### THE PROBLEM:
Take the line containing "Write a web", the line containing "const fmt = v", and all lines between them, and transcribe them exactly. Leave out pictures.

### DATA IN THIS EXERCISE:
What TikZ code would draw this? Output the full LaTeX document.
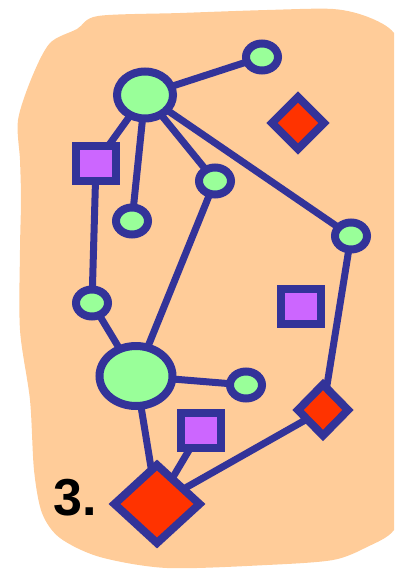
\documentclass[tikz,border=0pt]{standalone}
\usepackage{fontspec}
\setmainfont{Liberation Sans}
\definecolor{edgeblue}{RGB}{51, 51, 153}
\definecolor{paleorange}{RGB}{255, 204, 153}
\definecolor{leafgreen}{RGB}{153, 255, 153}
\definecolor{boxviolet}{RGB}{204, 102, 255}
\definecolor{hotred}{RGB}{255, 51, 0}
\usetikzlibrary{shapes.geometric}

\begin{document}
\begin{tikzpicture}[x=1pt, y=-1pt,
            ov/.style={ellipse, draw=edgeblue, fill=leafgreen, line width=8pt,
                       inner sep=0pt, outer sep=0pt, minimum width=32pt, minimum height=27pt},
            sq/.style={rectangle, draw=edgeblue, fill=boxviolet, line width=8pt,
                       inner sep=0pt, outer sep=0pt, minimum width=40pt, minimum height=35pt},
            dm/.style={diamond, draw=edgeblue, fill=hotred, line width=8pt,
                       inner sep=0pt, outer sep=0pt, minimum width=52pt, minimum height=52pt},
            ln/.style={line width=7pt, draw=edgeblue}
          ]
          \useasboundingbox (0,0) rectangle (394,570);
          \clip (0,0) rectangle (394,570);
          % background blob
          \fill[paleorange] plot[smooth cycle, tension=0.5] coordinates {
            (98,16) (180,13) (267,10) (333,9) (368,17) (394,33) (408,70) (410,300)
            (408,490) (394,530) (367,547) (333,560) (267,565) (167,568) (100,557)
            (60,538) (42,513) (34,470) (30,400) (20,330) (20,250) (21,200)
            (20,160) (18,120) (32,77) (50,43) (77,29)};
          % nodes
          \node[ov, minimum width=56pt, minimum height=47pt] (hub) at (145,95) {};
          \node[ov] (tr) at (262,57) {};
          \node[dm] (rd1) at (298,123) {};
          \node[sq] (vs1) at (96,163) {};
          \node[ov] (mid) at (215,181) {};
          \node[ov] (lo) at (132,221) {};
          \node[ov] (rt) at (351,236) {};
          \node[ov] (lf) at (92,303) {};
          \node[sq] (vs2) at (301,306) {};
          \node[ov, minimum width=73pt, minimum height=60pt] (big) at (136,376) {};
          \node[ov] (br) at (246,385) {};
          \node[sq] (vs3) at (201,430) {};
          \node[dm, minimum width=50pt, minimum height=51pt] (rd2) at (323,410) {};
          \node[dm, minimum width=85pt, minimum height=78pt] (rd3) at (157,504) {};
          \node[anchor=base west, font=\bfseries\fontsize{52}{52}\selectfont, inner sep=0pt]
            (lbl) at (53,515) {3.};
          % edges
          \draw[ln] (hub)--(tr);\draw[ln] (hub)--(vs1);\draw[ln] (hub)--(lo);
          \draw[ln] (hub)--(mid);\draw[ln] (hub)--(rt);
          \draw[ln] (vs1)--(lf);\draw[ln] (lf)--(big);\draw[ln] (mid)--(big);
          \draw[ln] (big)--(br);\draw[ln] (big)--(rd3);\draw[ln] (vs3)--(rd3);
          \draw[ln] (rd3)--(rd2);\draw[ln] (rd2)--(rt);
        \end{tikzpicture}
\end{document}
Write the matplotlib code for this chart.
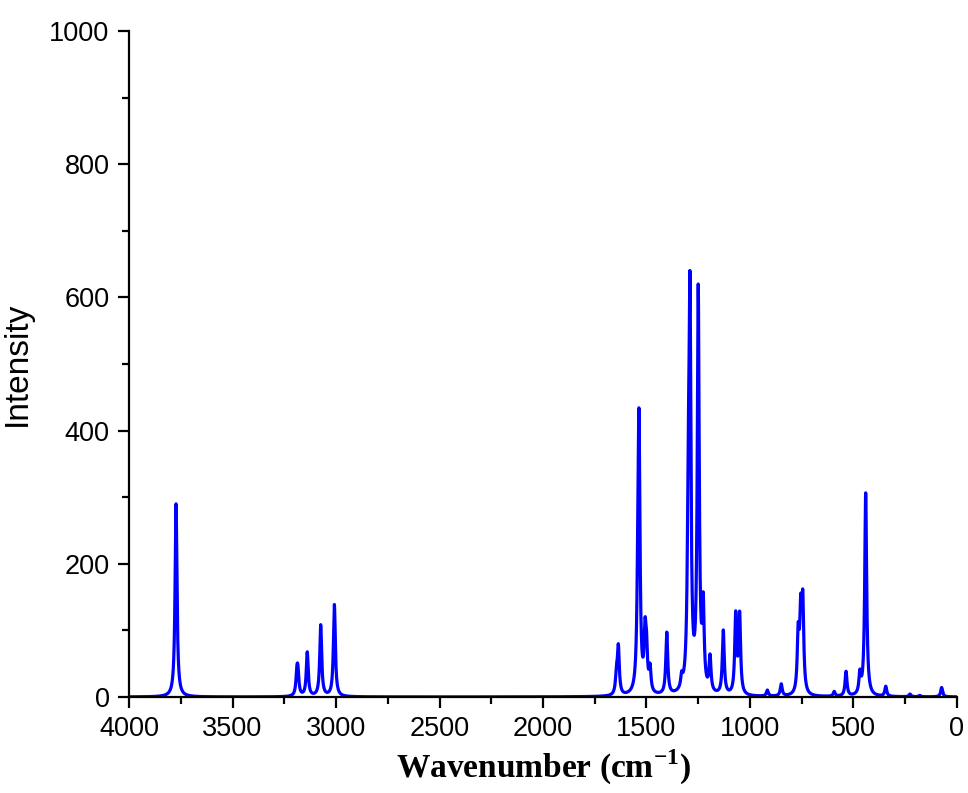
import numpy as np
import matplotlib
matplotlib.use("Agg")
import matplotlib.pyplot as plt
from matplotlib.ticker import MultipleLocator

# computed vibrational lines: position (cm-1) and peak height
freqs = [3773, 3189, 3184, 3139, 3074, 3008,
         1645, 1636, 1541, 1536, 1507, 1500, 1483, 1402, 1330,
         1298, 1290, 1250, 1226, 1193, 1129, 1069, 1050,
         916, 849, 767, 755, 745, 593, 536, 469, 441, 344, 227, 180, 74]
heights = [290, 30, 30, 66, 107, 138,
           28, 70, 120, 360, 80, 55, 35, 93, 18,
           220, 555, 600, 120, 52, 96, 118, 118,
           9, 18, 85, 110, 130, 7, 37, 30, 305, 15, 4, 2, 14]
hwhm = 5.5  # lorentzian half width

wn = np.linspace(4000, 0, 8000)
spec = np.zeros_like(wn)
for f, h in zip(freqs, heights):
    spec += h / (1 + ((wn - f) / hwhm) ** 2)

plt.rcParams['mathtext.fontset'] = 'custom'
plt.rcParams['mathtext.rm'] = 'Liberation Serif'
plt.rcParams['mathtext.bf'] = 'Liberation Serif:bold'

fig = plt.figure(figsize=(9.68, 7.93), dpi=100)
ax = fig.add_axes([0.1333, 0.1211, 0.8553, 0.8398])
ax.plot(wn, spec, color='#0000FF', lw=2.3)

ax.set_xlim(4000, 0)
ax.set_ylim(0, 1000)
ax.xaxis.set_major_locator(MultipleLocator(500))
ax.xaxis.set_minor_locator(MultipleLocator(250))
ax.yaxis.set_major_locator(MultipleLocator(200))
ax.yaxis.set_minor_locator(MultipleLocator(100))

for s in ['top', 'right']:
    ax.spines[s].set_visible(False)
for s in ['left', 'bottom']:
    ax.spines[s].set_linewidth(1.6)

ax.tick_params(which='major', direction='out', length=8, width=1.6,
               labelsize=19.5, pad=6)
ax.tick_params(which='minor', direction='out', length=5, width=1.6)
for lab in ax.get_xticklabels() + ax.get_yticklabels():
    lab.set_fontfamily('Liberation Sans')

ax.set_xlabel(r'Wavenumber (cm$^{\mathbf{-1}}$)', fontsize=24,
              fontweight='bold', family='Liberation Serif', labelpad=4)
ax.set_ylabel('Intensity', fontsize=24, family='Liberation Sans',
              labelpad=12)

fig.savefig('out.png', dpi=100)
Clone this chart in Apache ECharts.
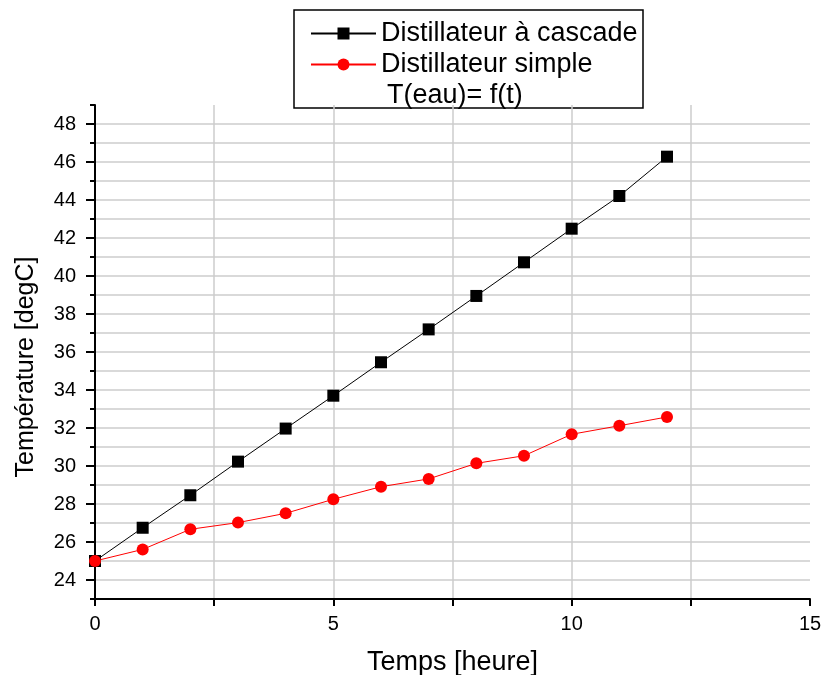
<!DOCTYPE html>
<html><head><meta charset="utf-8">
<script src="https://cdn.jsdelivr.net/npm/echarts@6/dist/echarts.min.js"></script>
<style>html,body{margin:0;padding:0;background:#fff}#c{width:826px;height:675px}</style>
</head><body><div id="c"></div>
<script>
const hours = [0,1,2,3,4,5,6,7,8,9,10,11,12];
const cascade = [25.0,26.75,28.46,30.23,31.97,33.70,35.46,37.19,38.95,40.72,42.49,44.21,46.28];
const simple = [25.0,25.61,26.67,27.02,27.51,28.25,28.91,29.32,30.14,30.54,31.67,32.12,32.58];
const yMajorTicks = [24,26,28,30,32,34,36,38,40,42,44,46,48];
const xMajorTicks = [0,5,10,15];
const seriesNames = ['Distillateur à cascade','Distillateur simple'];
const legendNote = 'T(eau)= f(t)';
const xTitle = 'Temps [heure]';
const yTitle = 'Température [degC]';

const FONT = '"Liberation Sans", Arial, sans-serif';
const chart = echarts.init(document.getElementById('c'));
const pair = (xs, ys) => xs.map((x,i)=>[x, ys[i]]);
chart.setOption({
  animation:false,
  grid:{left:95, right:16, top:105, bottom:76, outerBoundsMode:'none'},
  xAxis:{type:'value', min:0, max:15, interval:2.5,
    axisLine:{lineStyle:{color:'#000', width:2}},
    axisTick:{length:7, lineStyle:{color:'#000', width:2}},
    axisLabel:{color:'#000', fontFamily:FONT, fontSize:20, margin:15,
      formatter:v=> xMajorTicks.includes(v)? String(v):''},
    splitLine:{show:true, showMaxLine:false, lineStyle:{color:'#cccccc', width:1.5}},
    name:xTitle, nameLocation:'middle', nameGap:50,
    nameTextStyle:{color:'#000', fontFamily:FONT, fontSize:27}
  },
  yAxis:[{type:'value', min:23, max:49, interval:1,
    axisLine:{lineStyle:{color:'#000', width:2}},
    axisTick:{length:5, lineStyle:{color:'#000', width:2}},
    axisLabel:{show:false},
    splitLine:{show:true, showMaxLine:false, lineStyle:{color:'#cccccc', width:1.5}}
  },{type:'value', min:23, max:49, interval:1, position:'left',
    axisLine:{show:false},
    axisTick:{length:9, customValues:yMajorTicks, lineStyle:{color:'#000', width:2}},
    axisLabel:{customValues:yMajorTicks, color:'#000', fontFamily:FONT, fontSize:20, margin:19},
    splitLine:{show:false}
  }],
  legend:{orient:'vertical', left:310, top:20, padding:0, itemWidth:65, itemHeight:15, itemGap:4,
    textStyle:{color:'#000', fontFamily:FONT, fontSize:27},
    data:seriesNames},
  graphic:[
    {type:'rect', shape:{x:294, y:10, width:349, height:98}, style:{fill:'none', stroke:'#000', lineWidth:1.5}},
    {type:'text', left:387, top:82, style:{text:legendNote, font:'27px '+FONT, fill:'#000'}},
    {type:'text', x:26, y:367, rotation:Math.PI/2,
      style:{text:yTitle, font:'25px '+FONT, fill:'#000', align:'center', verticalAlign:'middle'}}
  ],
  series:[
    {name:seriesNames[0], type:'line', data:pair(hours,cascade), symbol:'rect', symbolSize:12,
      itemStyle:{color:'#000'}, lineStyle:{color:'#000', width:1}},
    {name:seriesNames[1], type:'line', data:pair(hours,simple), symbol:'circle', symbolSize:12,
      itemStyle:{color:'#ff0000'}, lineStyle:{color:'#ff0000', width:1}}
  ]
});
</script></body></html>
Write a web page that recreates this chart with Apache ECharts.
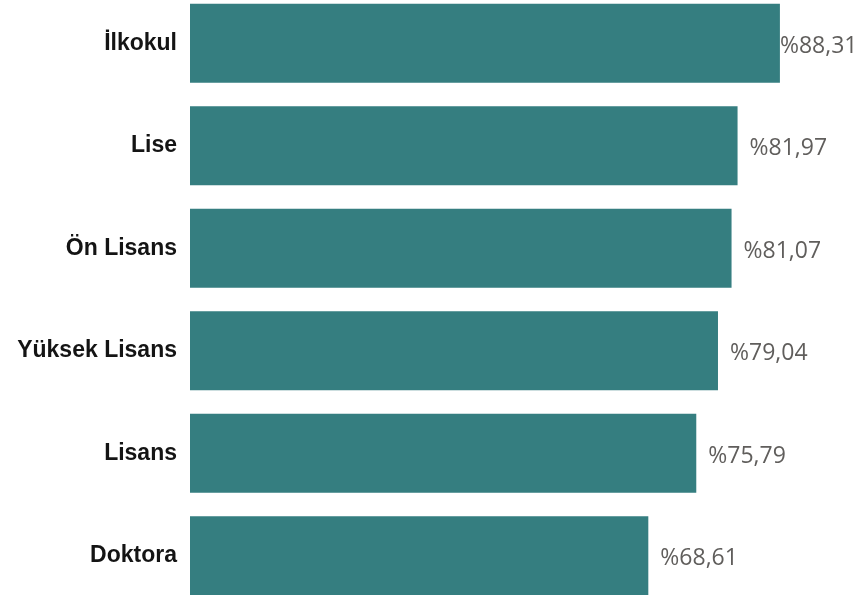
<!DOCTYPE html>
<html>
<head>
<meta charset="utf-8">
<script src="https://cdn.jsdelivr.net/npm/echarts@6/dist/echarts.min.js"></script>
<style>
html,body{margin:0;padding:0;background:#fff;overflow:hidden;width:868px;height:595px;}
#chart{position:absolute;left:0;top:-8px;width:868px;height:615px;}
</style>
</head>
<body>
<div id="chart"></div>
<script>
const categories = ["İlkokul", "Lise", "Ön Lisans", "Yüksek Lisans", "Lisans", "Doktora"];
const values = [88.31, 81.97, 81.07, 79.04, 75.79, 68.61];

const chart = echarts.init(document.getElementById('chart'), null, {renderer: 'canvas'});
const fmt = v => '%' + v.toFixed(2).replace('.', ',');

chart.setOption({
  animation: false,
  grid: {left: 190, right: 10, top: 0, bottom: 0, containLabel: false},
  xAxis: {
    type: 'value', min: 0, max: 100, show: false,
    splitLine: {show: false}
  },
  yAxis: {
    type: 'category', data: categories, inverse: true,
    axisLine: {show: false}, axisTick: {show: false},
    axisLabel: {
      margin: 13, fontSize: 23, fontWeight: 'bold', padding: [6, 0, 0, 0],
      fontFamily: '"Liberation Sans", Arial, sans-serif', color: '#141414'
    }
  },
  series: [{
    type: 'bar',
    barWidth: 79,
    itemStyle: {color: '#357e80'},
    data: values.map((v, i) => i === 0
      ? {value: v, label: {distance: 0, offset: [0, 3]}}
      : v),
    label: {
      show: true, position: 'right', distance: 12, offset: [0, 3],
      formatter: p => fmt(p.value),
      fontSize: 23, fontFamily: '"Open Sans", sans-serif', color: '#605e5c'
    }
  }]
});
</script>
</body>
</html>
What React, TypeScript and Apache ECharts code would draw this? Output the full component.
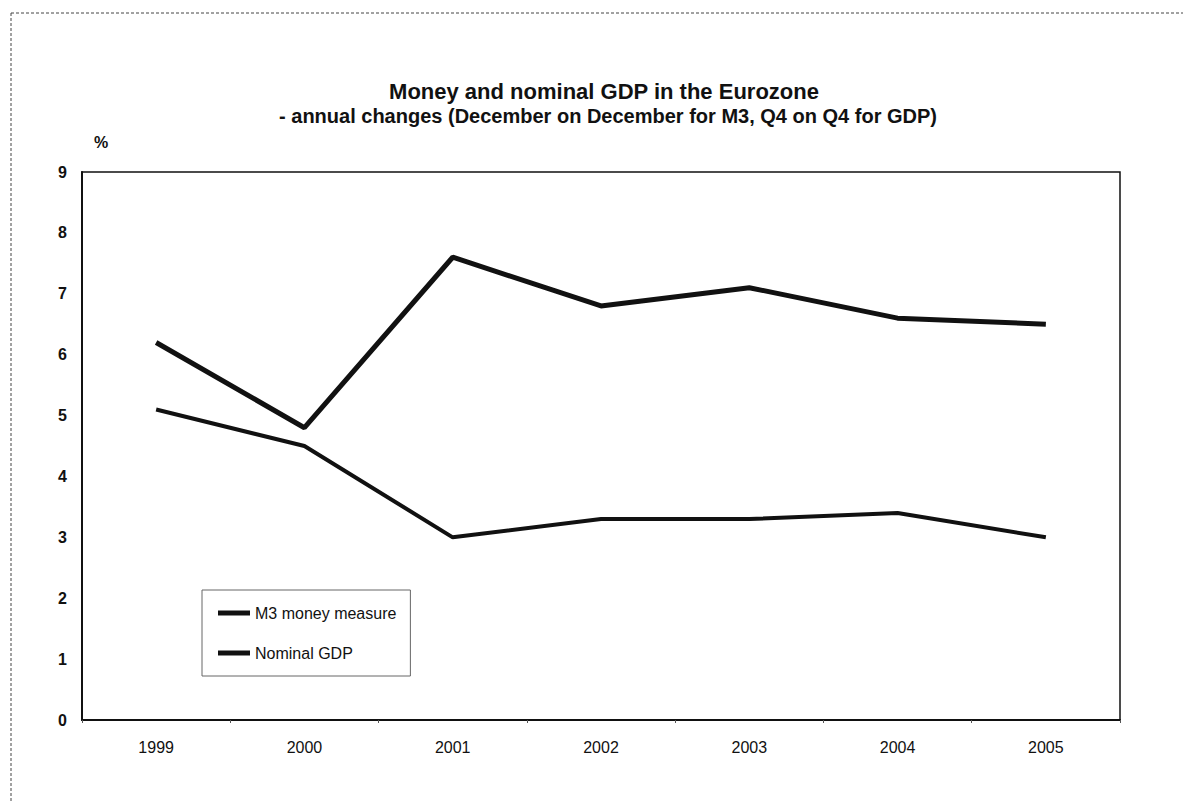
import React, { useEffect, useRef } from "react";
import * as echarts from "echarts";

const years = ["1999", "2000", "2001", "2002", "2003", "2004", "2005"];
const m3Values = [6.2, 4.8, 7.6, 6.8, 7.1, 6.6, 6.5];
const gdpValues = [5.1, 4.5, 3.0, 3.3, 3.3, 3.4, 3.0];
const yTicks = { min: 0, max: 9, interval: 1 };

const FONT = "'Liberation Sans', Arial, sans-serif";

export default function App() {
  const ref = useRef<HTMLDivElement>(null);
  useEffect(() => {
    if (!ref.current) return;
    const chart = echarts.init(ref.current, null, { renderer: "svg" });
    chart.setOption({
      animation: false,
      backgroundColor: "#ffffff",
      grid: {
        left: 82,
        right: 63,
        top: 172,
        bottom: 81,
        show: true,
        borderColor: "#111",
        borderWidth: 1.5,
        containLabel: false,
      },
      graphic: [
        { type: "line", shape: { x1: 11, y1: 13, x2: 1183, y2: 13 }, style: { stroke: "#444", lineWidth: 1, lineDash: [3, 2] } },
        { type: "line", shape: { x1: 11, y1: 13, x2: 11, y2: 801 }, style: { stroke: "#444", lineWidth: 1, lineDash: [3, 2] } },
        {
          type: "text",
          x: 604,
          y: 91,
          style: { text: "Money and nominal GDP in the Eurozone", font: `bold 22px ${FONT}`, fill: "#111", align: "center", verticalAlign: "middle" },
        },
        {
          type: "text",
          x: 608,
          y: 116,
          style: { text: "- annual changes (December on December for M3, Q4 on Q4 for GDP)", font: `bold 20px ${FONT}`, fill: "#111", align: "center", verticalAlign: "middle" },
        },
        {
          type: "text",
          x: 101,
          y: 142,
          style: { text: "%", font: `bold 16px ${FONT}`, fill: "#111", align: "center", verticalAlign: "middle" },
        },
      ],
      legend: {
        orient: "vertical",
        left: 202,
        top: 590,
        padding: [15, 14, 15, 16],
        itemGap: 24,
        itemWidth: 32,
        itemHeight: 5,
        borderColor: "#666",
        borderWidth: 1,
        icon: "rect",
        textStyle: { fontFamily: FONT, fontSize: 16, color: "#111" },
        data: ["M3 money measure", "Nominal GDP"],
      },
      xAxis: {
        type: "category",
        data: years,
        boundaryGap: true,
        axisLine: { lineStyle: { color: "#111", width: 2 } },
        axisTick: { show: true, length: 3, alignWithLabel: false, lineStyle: { color: "#555" } },
        axisLabel: { fontFamily: FONT, fontSize: 16, color: "#111", margin: 19 },
        splitLine: { show: false },
      },
      yAxis: {
        type: "value",
        min: yTicks.min,
        max: yTicks.max,
        interval: yTicks.interval,
        axisLine: { show: true, lineStyle: { color: "#111", width: 2 } },
        axisTick: { show: false },
        axisLabel: { fontFamily: FONT, fontSize: 16, fontWeight: "bold", color: "#111", margin: 15 },
        splitLine: { show: false },
      },
      series: [
        {
          name: "M3 money measure",
          type: "line",
          data: m3Values,
          symbol: "none",
          lineStyle: { color: "#111", width: 5 },
          itemStyle: { color: "#111" },
        },
        {
          name: "Nominal GDP",
          type: "line",
          data: gdpValues,
          symbol: "none",
          lineStyle: { color: "#111", width: 4 },
          itemStyle: { color: "#111" },
        },
      ],
    });
    return () => chart.dispose();
  }, []);
  return (
    <div
      ref={ref}
      style={{ position: "fixed", left: 0, top: 0, width: 1183, height: 801 }}
    />
  );
}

### ANSWER TO THIS TASK:
Write a web page that recreates this chart with Apache ECharts.
<!DOCTYPE html>
<html>
<head>
<meta charset="utf-8">
<script src="https://cdn.jsdelivr.net/npm/echarts@6/dist/echarts.min.js"></script>
<style>
html,body{margin:0;padding:0;background:#fff;overflow:hidden;width:868px;height:595px;}
#chart{position:absolute;left:0;top:-8px;width:868px;height:615px;}
</style>
</head>
<body>
<div id="chart"></div>
<script>
const categories = ["İlkokul", "Lise", "Ön Lisans", "Yüksek Lisans", "Lisans", "Doktora"];
const values = [88.31, 81.97, 81.07, 79.04, 75.79, 68.61];

const chart = echarts.init(document.getElementById('chart'), null, {renderer: 'canvas'});
const fmt = v => '%' + v.toFixed(2).replace('.', ',');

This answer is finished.